I think the service model will change drastically. When fast casual was 70/30, I think it will become more 50/50 and I think quick service will become 80/20 and heavily weighted to allow for curbside and drive-thru. I think we will see real changes in third party platform delivery. Right now, they can charge whatever they want, but in-house delivery is coming because people don’t want to pay those markups that get passed along to the guest. The platforms will have to figure out a better set of economics for the operators. For a long time, delivery platforms that wouldn’t allow you to mark up your menu prices, you ate it. That’s gone.

Concepts that rely on buffet will be gone or have a serious dent until we can get robotics that can do that service. The open-air dining component is the positive perm change that comes out of this. You’re going to see a lot more open air al fresco dining because what we know now is that enclosed spaces—even with ventilation—are not as good as being outside.

Just generally, what would you say will be the biggest opportunity for restaurants on the other side of this?
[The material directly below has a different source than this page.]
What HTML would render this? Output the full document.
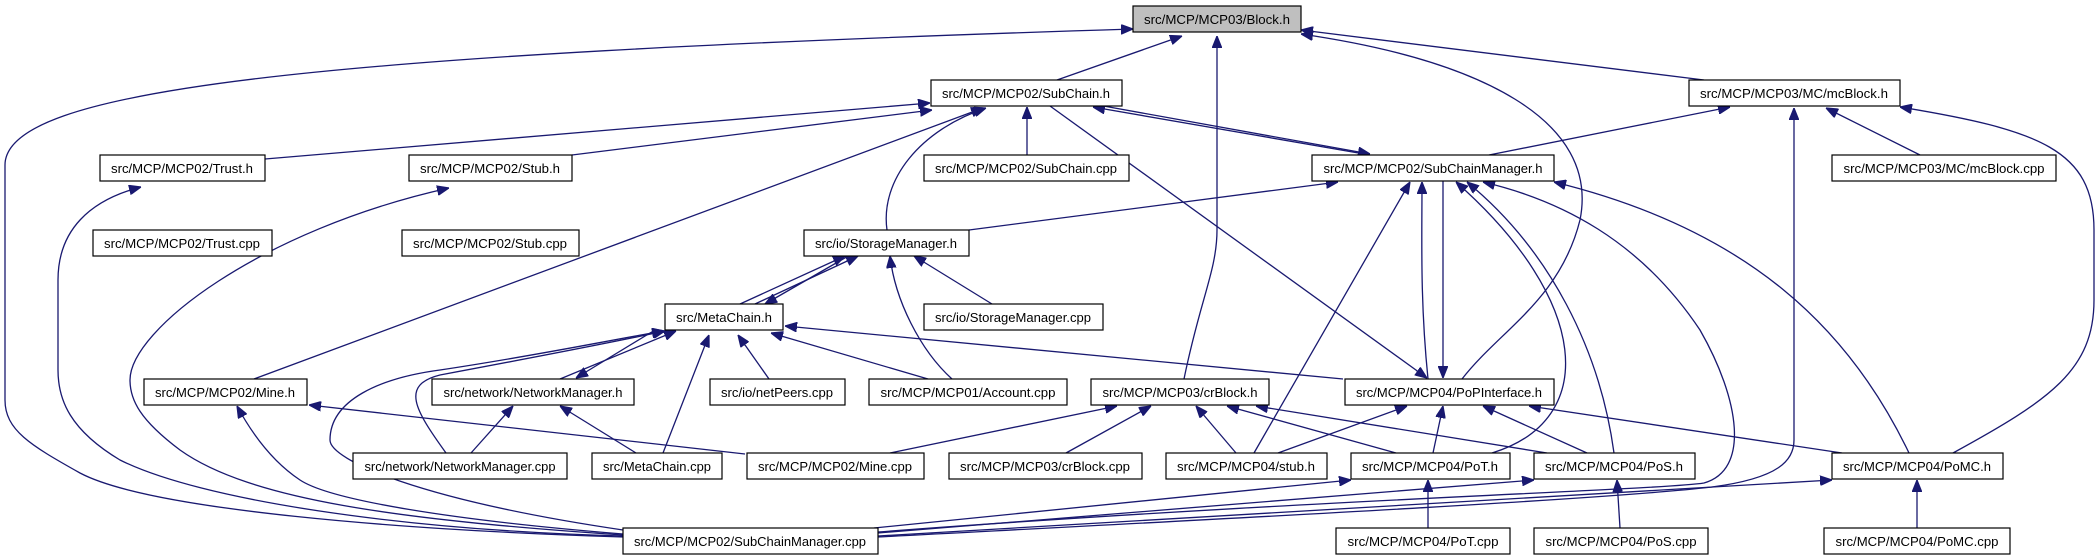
<!DOCTYPE html>
<html><head><meta charset="utf-8"><style>
html,body{margin:0;padding:0;background:#fff;}
svg{display:block;}
text{font-family:"Liberation Sans",Arial,sans-serif;font-size:13px;fill:#000;}
path{fill:none;stroke:#191970;stroke-width:1.3;}
rect{fill:#fff;stroke:#000;stroke-width:1.2;}
</style></head><body>
<svg width="2100" height="560" viewBox="0 0 2100 560" xmlns="http://www.w3.org/2000/svg">
<defs>
<marker id="a" viewBox="0 0 10 8" refX="10" refY="4" markerWidth="12" markerHeight="10" markerUnits="userSpaceOnUse" orient="auto">
<path d="M0,0 L10,4 L0,8 Z" style="fill:#191970;stroke:#191970;stroke-width:1"/>
</marker>
</defs>
<g marker-end="url(#a)">
<!-- to Block.h -->
<path d="M623,537 C400,530 150,510 80,473 C30,445 5,430 5,400 L5,165 C5,90 300,55 1133,29"/>
<path d="M1057,80 L1182,36"/>
<path d="M1704,80 L1301,30"/>
<path d="M1462,379 C1500,330 1560,300 1580,220 C1600,120 1480,60 1301,34"/>
<path d="M1184,379 C1200,300 1217,270 1217,230 L1217,36"/>
<!-- to SubChain.h -->
<path d="M265,159 L930,103"/>
<path d="M572,155 L932,110"/>
<path d="M1027,155 L1027,107"/>
<path d="M887,230 C880,180 920,130 986,108"/>
<path d="M254,379 L983,108"/>
<path d="M1370,155 L1093,107"/>
<!-- from SubChain.h -->
<path d="M1050,106 L1427,378"/>
<path d="M1098,105 L1370,154"/>
<!-- mcBlock.h -->
<path d="M1489,155 L1730,107"/>
<path d="M1920,155 L1826,108"/>
<path d="M878,537 C1200,520 1600,500 1712,487 C1780,478 1794,460 1794,440 L1794,108"/>
<path d="M1953,453 C2050,400 2094,370 2094,300 L2094,230 C2094,150 2040,130 1900,107"/>
<!-- SubChainManager.h -->
<path d="M969,230 L1338,182"/>
<path d="M1428,379 C1420,300 1422,240 1422,182"/>
<path d="M1443,181 C1443,260 1443,320 1443,378"/>
<path d="M1254,453 L1410,182"/>
<path d="M1492,453 C1600,420 1590,300 1456,182"/>
<path d="M1614,453 C1600,350 1550,250 1467,182"/>
<path d="M878,532 C1300,500 1660,490 1704,483 C1750,470 1740,400 1700,330 C1640,240 1560,200 1483,182"/>
<path d="M1909,453 C1850,330 1750,230 1554,182"/>
<!-- StorageManager.h -->
<path d="M740,304 L845,256"/>
<path d="M850,255 L765,304"/>
<path d="M755,304 L858,256"/>
<path d="M952,379 C920,350 895,300 890,256"/>
<path d="M992,304 L914,256"/>
<!-- MetaChain.h -->
<path d="M655,330 L576,378"/>
<path d="M560,379 L676,331"/>
<path d="M446,453 C415,410 400,385 440,375 C520,360 600,345 665,331"/>
<path d="M623,530 C420,500 330,460 330,440 C330,400 380,378 440,370 C540,355 610,340 664,331"/>
<path d="M663,453 L709,335"/>
<path d="M769,379 L738,335"/>
<path d="M928,379 L771,333"/>
<path d="M1343,379 L785,326"/>
<!-- NetworkManager.h -->
<path d="M471,453 L513,406"/>
<path d="M636,453 L560,406"/>
<!-- Mine.h -->
<path d="M745,454 L309,405"/>
<path d="M623,534 C450,520 330,500 300,480 C270,460 250,430 237,406"/>
<!-- Stub/Trust from SubChainManager.cpp -->
<path d="M623,535 C400,520 250,500 180,450 C140,420 130,400 130,380 C130,330 260,230 449,188"/>
<path d="M623,536 C400,530 200,500 120,460 C70,430 58,400 58,370 L58,280 C58,230 90,200 141,187"/>
<!-- crBlock.h -->
<path d="M890,453 L1117,406"/>
<path d="M1066,453 L1151,406"/>
<path d="M1236,453 L1196,406"/>
<path d="M1396,453 L1227,406"/>
<path d="M1547,453 L1256,406"/>
<!-- PoPInterface.h -->
<path d="M1278,453 L1407,406"/>
<path d="M1433,453 L1443,406"/>
<path d="M1587,453 L1483,406"/>
<path d="M1842,453 L1529,406"/>
<!-- bottom -->
<path d="M1428,528 L1428,480"/>
<path d="M1620,528 L1617,480"/>
<path d="M1917,528 L1917,480"/>
<path d="M874,528 L1351,480"/>
<path d="M878,533 L1534,480"/>
<path d="M878,536 L1832,480"/>
</g>
<g>
<rect x="1133" y="6" width="168" height="26" style="fill:#bfbfbf"/><text x="1217" y="24" text-anchor="middle" textLength="146" lengthAdjust="spacingAndGlyphs">src/MCP/MCP03/Block.h</text>
<rect x="931" y="80" width="191" height="26"/><text x="1026" y="98" text-anchor="middle" textLength="168" lengthAdjust="spacingAndGlyphs">src/MCP/MCP02/SubChain.h</text>
<rect x="1689" y="80" width="211" height="26"/><text x="1794" y="98" text-anchor="middle" textLength="188" lengthAdjust="spacingAndGlyphs">src/MCP/MCP03/MC/mcBlock.h</text>
<rect x="100" y="155" width="165" height="26"/><text x="182" y="173" text-anchor="middle" textLength="142" lengthAdjust="spacingAndGlyphs">src/MCP/MCP02/Trust.h</text>
<rect x="409" y="155" width="163" height="26"/><text x="490" y="173" text-anchor="middle" textLength="140" lengthAdjust="spacingAndGlyphs">src/MCP/MCP02/Stub.h</text>
<rect x="924" y="155" width="205" height="26"/><text x="1026" y="173" text-anchor="middle" textLength="182" lengthAdjust="spacingAndGlyphs">src/MCP/MCP02/SubChain.cpp</text>
<rect x="1312" y="155" width="242" height="26"/><text x="1433" y="173" text-anchor="middle" textLength="219" lengthAdjust="spacingAndGlyphs">src/MCP/MCP02/SubChainManager.h</text>
<rect x="1832" y="155" width="224" height="26"/><text x="1944" y="173" text-anchor="middle" textLength="201" lengthAdjust="spacingAndGlyphs">src/MCP/MCP03/MC/mcBlock.cpp</text>
<rect x="93" y="230" width="179" height="26"/><text x="182" y="248" text-anchor="middle" textLength="156" lengthAdjust="spacingAndGlyphs">src/MCP/MCP02/Trust.cpp</text>
<rect x="402" y="230" width="177" height="26"/><text x="490" y="248" text-anchor="middle" textLength="154" lengthAdjust="spacingAndGlyphs">src/MCP/MCP02/Stub.cpp</text>
<rect x="804" y="230" width="165" height="26"/><text x="886" y="248" text-anchor="middle" textLength="142" lengthAdjust="spacingAndGlyphs">src/io/StorageManager.h</text>
<rect x="665" y="304" width="118" height="26"/><text x="724" y="322" text-anchor="middle" textLength="96" lengthAdjust="spacingAndGlyphs">src/MetaChain.h</text>
<rect x="924" y="304" width="179" height="26"/><text x="1013" y="322" text-anchor="middle" textLength="156" lengthAdjust="spacingAndGlyphs">src/io/StorageManager.cpp</text>
<rect x="144" y="379" width="163" height="26"/><text x="225" y="397" text-anchor="middle" textLength="140" lengthAdjust="spacingAndGlyphs">src/MCP/MCP02/Mine.h</text>
<rect x="432" y="379" width="202" height="26"/><text x="533" y="397" text-anchor="middle" textLength="179" lengthAdjust="spacingAndGlyphs">src/network/NetworkManager.h</text>
<rect x="710" y="379" width="135" height="26"/><text x="777" y="397" text-anchor="middle" textLength="112" lengthAdjust="spacingAndGlyphs">src/io/netPeers.cpp</text>
<rect x="869" y="379" width="198" height="26"/><text x="968" y="397" text-anchor="middle" textLength="175" lengthAdjust="spacingAndGlyphs">src/MCP/MCP01/Account.cpp</text>
<rect x="1091" y="379" width="178" height="26"/><text x="1180" y="397" text-anchor="middle" textLength="155" lengthAdjust="spacingAndGlyphs">src/MCP/MCP03/crBlock.h</text>
<rect x="1345" y="379" width="209" height="26"/><text x="1449" y="397" text-anchor="middle" textLength="186" lengthAdjust="spacingAndGlyphs">src/MCP/MCP04/PoPInterface.h</text>
<rect x="353" y="453" width="214" height="26"/><text x="460" y="471" text-anchor="middle" textLength="191" lengthAdjust="spacingAndGlyphs">src/network/NetworkManager.cpp</text>
<rect x="592" y="453" width="130" height="26"/><text x="657" y="471" text-anchor="middle" textLength="108" lengthAdjust="spacingAndGlyphs">src/MetaChain.cpp</text>
<rect x="747" y="453" width="177" height="26"/><text x="835" y="471" text-anchor="middle" textLength="154" lengthAdjust="spacingAndGlyphs">src/MCP/MCP02/Mine.cpp</text>
<rect x="949" y="453" width="193" height="26"/><text x="1045" y="471" text-anchor="middle" textLength="170" lengthAdjust="spacingAndGlyphs">src/MCP/MCP03/crBlock.cpp</text>
<rect x="1166" y="453" width="161" height="26"/><text x="1246" y="471" text-anchor="middle" textLength="138" lengthAdjust="spacingAndGlyphs">src/MCP/MCP04/stub.h</text>
<rect x="1351" y="453" width="159" height="26"/><text x="1430" y="471" text-anchor="middle" textLength="136" lengthAdjust="spacingAndGlyphs">src/MCP/MCP04/PoT.h</text>
<rect x="1534" y="453" width="161" height="26"/><text x="1614" y="471" text-anchor="middle" textLength="138" lengthAdjust="spacingAndGlyphs">src/MCP/MCP04/PoS.h</text>
<rect x="1832" y="453" width="171" height="26"/><text x="1917" y="471" text-anchor="middle" textLength="148" lengthAdjust="spacingAndGlyphs">src/MCP/MCP04/PoMC.h</text>
<rect x="623" y="528" width="255" height="26"/><text x="750" y="546" text-anchor="middle" textLength="232" lengthAdjust="spacingAndGlyphs">src/MCP/MCP02/SubChainManager.cpp</text>
<rect x="1336" y="528" width="174" height="26"/><text x="1423" y="546" text-anchor="middle" textLength="151" lengthAdjust="spacingAndGlyphs">src/MCP/MCP04/PoT.cpp</text>
<rect x="1534" y="528" width="174" height="26"/><text x="1621" y="546" text-anchor="middle" textLength="151" lengthAdjust="spacingAndGlyphs">src/MCP/MCP04/PoS.cpp</text>
<rect x="1824" y="528" width="186" height="26"/><text x="1917" y="546" text-anchor="middle" textLength="163" lengthAdjust="spacingAndGlyphs">src/MCP/MCP04/PoMC.cpp</text>
</g>
</svg>
</body></html>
There is going to be a lot of real estate available in regard to purchasing and leasing that you may have never had in main locations. The chains are going to pounce on those, but there will still be a lot of opportunities with that. There will be a big opportunity for us to be best in class in our communities, and competition with how we continue to learn how to pivot and how to get better and more efficient in giving you the same food. But people don’t go just for food. People don’t come here just because of Martin’s barbecue. It’s also the atmosphere. We’ve got to be able to bring that to people’s homes as best we can. A lot of people see this as a challenge, and they need to see it as an opportunity.